# GOAL
With the images removed, repeat the data below exactly.

# MATERIAL
========================

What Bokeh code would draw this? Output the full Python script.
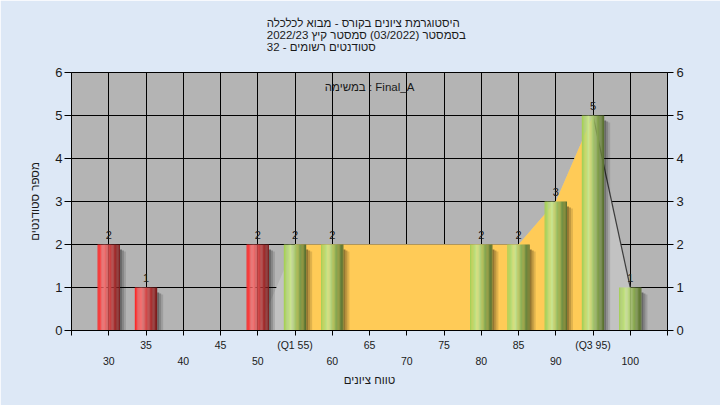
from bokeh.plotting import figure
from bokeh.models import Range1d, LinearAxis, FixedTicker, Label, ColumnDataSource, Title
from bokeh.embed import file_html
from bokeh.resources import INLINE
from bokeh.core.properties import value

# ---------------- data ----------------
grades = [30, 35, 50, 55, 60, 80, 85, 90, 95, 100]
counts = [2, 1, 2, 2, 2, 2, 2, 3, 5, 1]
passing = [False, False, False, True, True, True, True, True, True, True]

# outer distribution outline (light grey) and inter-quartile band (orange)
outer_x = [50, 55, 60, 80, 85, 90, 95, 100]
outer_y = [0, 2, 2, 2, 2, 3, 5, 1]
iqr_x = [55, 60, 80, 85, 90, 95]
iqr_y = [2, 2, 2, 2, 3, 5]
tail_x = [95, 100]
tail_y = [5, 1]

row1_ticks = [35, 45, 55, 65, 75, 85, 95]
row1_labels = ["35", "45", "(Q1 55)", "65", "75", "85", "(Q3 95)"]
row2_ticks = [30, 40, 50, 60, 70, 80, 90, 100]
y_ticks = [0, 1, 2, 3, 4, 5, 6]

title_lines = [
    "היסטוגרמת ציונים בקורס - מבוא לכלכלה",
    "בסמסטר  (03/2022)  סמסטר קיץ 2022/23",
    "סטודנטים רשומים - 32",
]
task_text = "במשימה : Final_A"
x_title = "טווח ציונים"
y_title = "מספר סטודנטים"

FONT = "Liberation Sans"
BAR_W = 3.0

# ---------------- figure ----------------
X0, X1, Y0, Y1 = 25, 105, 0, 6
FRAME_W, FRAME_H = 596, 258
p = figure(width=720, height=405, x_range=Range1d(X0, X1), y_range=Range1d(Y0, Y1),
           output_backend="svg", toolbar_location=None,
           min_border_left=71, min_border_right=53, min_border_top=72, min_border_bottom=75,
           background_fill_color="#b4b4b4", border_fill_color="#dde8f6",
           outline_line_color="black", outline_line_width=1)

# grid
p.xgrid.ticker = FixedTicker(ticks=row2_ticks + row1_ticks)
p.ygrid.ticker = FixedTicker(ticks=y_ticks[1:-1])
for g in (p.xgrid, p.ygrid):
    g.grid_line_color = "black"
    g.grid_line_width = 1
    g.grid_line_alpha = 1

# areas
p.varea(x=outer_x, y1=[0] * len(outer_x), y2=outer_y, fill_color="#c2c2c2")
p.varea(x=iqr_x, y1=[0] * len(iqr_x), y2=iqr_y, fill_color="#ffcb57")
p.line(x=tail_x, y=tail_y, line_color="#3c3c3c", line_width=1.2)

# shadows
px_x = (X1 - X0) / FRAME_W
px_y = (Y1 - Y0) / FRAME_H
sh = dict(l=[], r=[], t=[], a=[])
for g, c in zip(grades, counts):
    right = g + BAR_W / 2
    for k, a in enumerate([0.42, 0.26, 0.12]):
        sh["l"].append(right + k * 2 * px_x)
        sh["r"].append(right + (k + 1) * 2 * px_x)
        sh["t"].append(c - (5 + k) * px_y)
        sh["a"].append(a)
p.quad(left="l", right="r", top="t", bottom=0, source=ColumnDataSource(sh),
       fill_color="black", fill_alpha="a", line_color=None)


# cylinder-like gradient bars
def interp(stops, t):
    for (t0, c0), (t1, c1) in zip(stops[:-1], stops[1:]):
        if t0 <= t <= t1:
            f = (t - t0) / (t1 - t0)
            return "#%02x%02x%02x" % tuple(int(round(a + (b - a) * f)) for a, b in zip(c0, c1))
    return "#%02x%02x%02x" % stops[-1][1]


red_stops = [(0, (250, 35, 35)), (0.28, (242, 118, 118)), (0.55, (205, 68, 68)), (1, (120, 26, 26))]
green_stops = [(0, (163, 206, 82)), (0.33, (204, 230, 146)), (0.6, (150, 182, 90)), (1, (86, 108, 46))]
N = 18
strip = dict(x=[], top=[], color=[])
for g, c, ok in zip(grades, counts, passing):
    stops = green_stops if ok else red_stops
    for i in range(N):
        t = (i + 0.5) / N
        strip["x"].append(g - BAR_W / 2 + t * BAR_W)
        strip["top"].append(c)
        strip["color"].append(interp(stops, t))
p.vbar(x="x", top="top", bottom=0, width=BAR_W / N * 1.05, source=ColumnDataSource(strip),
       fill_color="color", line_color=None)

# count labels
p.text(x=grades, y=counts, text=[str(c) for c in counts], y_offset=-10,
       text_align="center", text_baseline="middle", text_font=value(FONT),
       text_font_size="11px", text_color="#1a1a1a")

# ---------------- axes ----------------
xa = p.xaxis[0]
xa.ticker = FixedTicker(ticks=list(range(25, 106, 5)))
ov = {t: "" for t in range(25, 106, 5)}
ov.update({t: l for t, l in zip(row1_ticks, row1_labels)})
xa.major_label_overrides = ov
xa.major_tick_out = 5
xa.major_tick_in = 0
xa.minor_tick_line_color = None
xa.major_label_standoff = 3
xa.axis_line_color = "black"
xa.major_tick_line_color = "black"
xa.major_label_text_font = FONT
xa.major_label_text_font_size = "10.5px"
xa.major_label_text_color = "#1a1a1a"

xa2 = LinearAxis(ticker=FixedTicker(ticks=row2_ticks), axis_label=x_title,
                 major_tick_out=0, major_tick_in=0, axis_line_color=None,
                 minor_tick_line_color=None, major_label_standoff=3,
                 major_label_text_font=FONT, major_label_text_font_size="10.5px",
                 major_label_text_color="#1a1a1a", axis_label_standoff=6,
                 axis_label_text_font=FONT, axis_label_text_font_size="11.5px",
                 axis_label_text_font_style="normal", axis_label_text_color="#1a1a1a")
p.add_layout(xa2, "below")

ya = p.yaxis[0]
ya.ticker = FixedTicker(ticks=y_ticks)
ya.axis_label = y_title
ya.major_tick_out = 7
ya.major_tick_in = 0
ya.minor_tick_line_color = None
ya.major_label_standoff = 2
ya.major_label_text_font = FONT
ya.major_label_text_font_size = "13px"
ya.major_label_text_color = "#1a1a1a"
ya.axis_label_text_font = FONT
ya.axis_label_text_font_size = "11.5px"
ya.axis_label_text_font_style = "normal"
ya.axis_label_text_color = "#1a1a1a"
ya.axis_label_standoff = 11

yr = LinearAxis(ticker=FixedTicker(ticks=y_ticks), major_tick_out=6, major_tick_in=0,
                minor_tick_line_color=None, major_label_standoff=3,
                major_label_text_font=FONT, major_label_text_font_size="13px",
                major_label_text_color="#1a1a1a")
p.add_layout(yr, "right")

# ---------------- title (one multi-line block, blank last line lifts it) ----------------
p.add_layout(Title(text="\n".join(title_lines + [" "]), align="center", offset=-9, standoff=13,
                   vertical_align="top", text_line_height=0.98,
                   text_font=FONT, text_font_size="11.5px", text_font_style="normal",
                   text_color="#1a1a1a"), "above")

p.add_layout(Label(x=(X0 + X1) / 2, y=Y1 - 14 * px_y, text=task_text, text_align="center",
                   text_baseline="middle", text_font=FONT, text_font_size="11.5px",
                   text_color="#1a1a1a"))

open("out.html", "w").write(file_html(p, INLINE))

========================

# RESULT OF THIS EXERCISE
What Bokeh code would draw this? Output the full Python script.
from bokeh.plotting import figure
from bokeh.models import Range1d, LinearAxis, FixedTicker, Label, ColumnDataSource, Title
from bokeh.embed import file_html
from bokeh.resources import INLINE
from bokeh.core.properties import value

# ---------------- data ----------------
grades = [30, 35, 50, 55, 60, 80, 85, 90, 95, 100]
counts = [2, 1, 2, 2, 2, 2, 2, 3, 5, 1]
passing = [False, False, False, True, True, True, True, True, True, True]

# outer distribution outline (light grey) and inter-quartile band (orange)
outer_x = [50, 55, 60, 80, 85, 90, 95, 100]
outer_y = [0, 2, 2, 2, 2, 3, 5, 1]
iqr_x = [55, 60, 80, 85, 90, 95]
iqr_y = [2, 2, 2, 2, 3, 5]
tail_x = [95, 100]
tail_y = [5, 1]

row1_ticks = [35, 45, 55, 65, 75, 85, 95]
row1_labels = ["35", "45", "(Q1 55)", "65", "75", "85", "(Q3 95)"]
row2_ticks = [30, 40, 50, 60, 70, 80, 90, 100]
y_ticks = [0, 1, 2, 3, 4, 5, 6]

title_lines = [
    "היסטוגרמת ציונים בקורס - מבוא לכלכלה",
    "בסמסטר  (03/2022)  סמסטר קיץ 2022/23",
    "סטודנטים רשומים - 32",
]
task_text = "במשימה : Final_A"
x_title = "טווח ציונים"
y_title = "מספר סטודנטים"

FONT = "Liberation Sans"
BAR_W = 3.0

# ---------------- figure ----------------
X0, X1, Y0, Y1 = 25, 105, 0, 6
FRAME_W, FRAME_H = 596, 258
p = figure(width=720, height=405, x_range=Range1d(X0, X1), y_range=Range1d(Y0, Y1),
           output_backend="svg", toolbar_location=None,
           min_border_left=71, min_border_right=53, min_border_top=72, min_border_bottom=75,
           background_fill_color="#b4b4b4", border_fill_color="#dde8f6",
           outline_line_color="black", outline_line_width=1)

# grid
p.xgrid.ticker = FixedTicker(ticks=row2_ticks + row1_ticks)
p.ygrid.ticker = FixedTicker(ticks=y_ticks[1:-1])
for g in (p.xgrid, p.ygrid):
    g.grid_line_color = "black"
    g.grid_line_width = 1
    g.grid_line_alpha = 1

# areas
p.varea(x=outer_x, y1=[0] * len(outer_x), y2=outer_y, fill_color="#c2c2c2")
p.varea(x=iqr_x, y1=[0] * len(iqr_x), y2=iqr_y, fill_color="#ffcb57")
p.line(x=tail_x, y=tail_y, line_color="#3c3c3c", line_width=1.2)

# shadows
px_x = (X1 - X0) / FRAME_W
px_y = (Y1 - Y0) / FRAME_H
sh = dict(l=[], r=[], t=[], a=[])
for g, c in zip(grades, counts):
    right = g + BAR_W / 2
    for k, a in enumerate([0.42, 0.26, 0.12]):
        sh["l"].append(right + k * 2 * px_x)
        sh["r"].append(right + (k + 1) * 2 * px_x)
        sh["t"].append(c - (5 + k) * px_y)
        sh["a"].append(a)
p.quad(left="l", right="r", top="t", bottom=0, source=ColumnDataSource(sh),
       fill_color="black", fill_alpha="a", line_color=None)


# cylinder-like gradient bars
def interp(stops, t):
    for (t0, c0), (t1, c1) in zip(stops[:-1], stops[1:]):
        if t0 <= t <= t1:
            f = (t - t0) / (t1 - t0)
            return "#%02x%02x%02x" % tuple(int(round(a + (b - a) * f)) for a, b in zip(c0, c1))
    return "#%02x%02x%02x" % stops[-1][1]


red_stops = [(0, (250, 35, 35)), (0.28, (242, 118, 118)), (0.55, (205, 68, 68)), (1, (120, 26, 26))]
green_stops = [(0, (163, 206, 82)), (0.33, (204, 230, 146)), (0.6, (150, 182, 90)), (1, (86, 108, 46))]
N = 18
strip = dict(x=[], top=[], color=[])
for g, c, ok in zip(grades, counts, passing):
    stops = green_stops if ok else red_stops
    for i in range(N):
        t = (i + 0.5) / N
        strip["x"].append(g - BAR_W / 2 + t * BAR_W)
        strip["top"].append(c)
        strip["color"].append(interp(stops, t))
p.vbar(x="x", top="top", bottom=0, width=BAR_W / N * 1.05, source=ColumnDataSource(strip),
       fill_color="color", line_color=None)

# count labels
p.text(x=grades, y=counts, text=[str(c) for c in counts], y_offset=-10,
       text_align="center", text_baseline="middle", text_font=value(FONT),
       text_font_size="11px", text_color="#1a1a1a")

# ---------------- axes ----------------
xa = p.xaxis[0]
xa.ticker = FixedTicker(ticks=list(range(25, 106, 5)))
ov = {t: "" for t in range(25, 106, 5)}
ov.update({t: l for t, l in zip(row1_ticks, row1_labels)})
xa.major_label_overrides = ov
xa.major_tick_out = 5
xa.major_tick_in = 0
xa.minor_tick_line_color = None
xa.major_label_standoff = 3
xa.axis_line_color = "black"
xa.major_tick_line_color = "black"
xa.major_label_text_font = FONT
xa.major_label_text_font_size = "10.5px"
xa.major_label_text_color = "#1a1a1a"

xa2 = LinearAxis(ticker=FixedTicker(ticks=row2_ticks), axis_label=x_title,
                 major_tick_out=0, major_tick_in=0, axis_line_color=None,
                 minor_tick_line_color=None, major_label_standoff=3,
                 major_label_text_font=FONT, major_label_text_font_size="10.5px",
                 major_label_text_color="#1a1a1a", axis_label_standoff=6,
                 axis_label_text_font=FONT, axis_label_text_font_size="11.5px",
                 axis_label_text_font_style="normal", axis_label_text_color="#1a1a1a")
p.add_layout(xa2, "below")

ya = p.yaxis[0]
ya.ticker = FixedTicker(ticks=y_ticks)
ya.axis_label = y_title
ya.major_tick_out = 7
ya.major_tick_in = 0
ya.minor_tick_line_color = None
ya.major_label_standoff = 2
ya.major_label_text_font = FONT
ya.major_label_text_font_size = "13px"
ya.major_label_text_color = "#1a1a1a"
ya.axis_label_text_font = FONT
ya.axis_label_text_font_size = "11.5px"
ya.axis_label_text_font_style = "normal"
ya.axis_label_text_color = "#1a1a1a"
ya.axis_label_standoff = 11

yr = LinearAxis(ticker=FixedTicker(ticks=y_ticks), major_tick_out=6, major_tick_in=0,
                minor_tick_line_color=None, major_label_standoff=3,
                major_label_text_font=FONT, major_label_text_font_size="13px",
                major_label_text_color="#1a1a1a")
p.add_layout(yr, "right")

# ---------------- title (one multi-line block, blank last line lifts it) ----------------
p.add_layout(Title(text="\n".join(title_lines + [" "]), align="center", offset=-9, standoff=13,
                   vertical_align="top", text_line_height=0.98,
                   text_font=FONT, text_font_size="11.5px", text_font_style="normal",
                   text_color="#1a1a1a"), "above")

p.add_layout(Label(x=(X0 + X1) / 2, y=Y1 - 14 * px_y, text=task_text, text_align="center",
                   text_baseline="middle", text_font=FONT, text_font_size="11.5px",
                   text_color="#1a1a1a"))

open("out.html", "w").write(file_html(p, INLINE))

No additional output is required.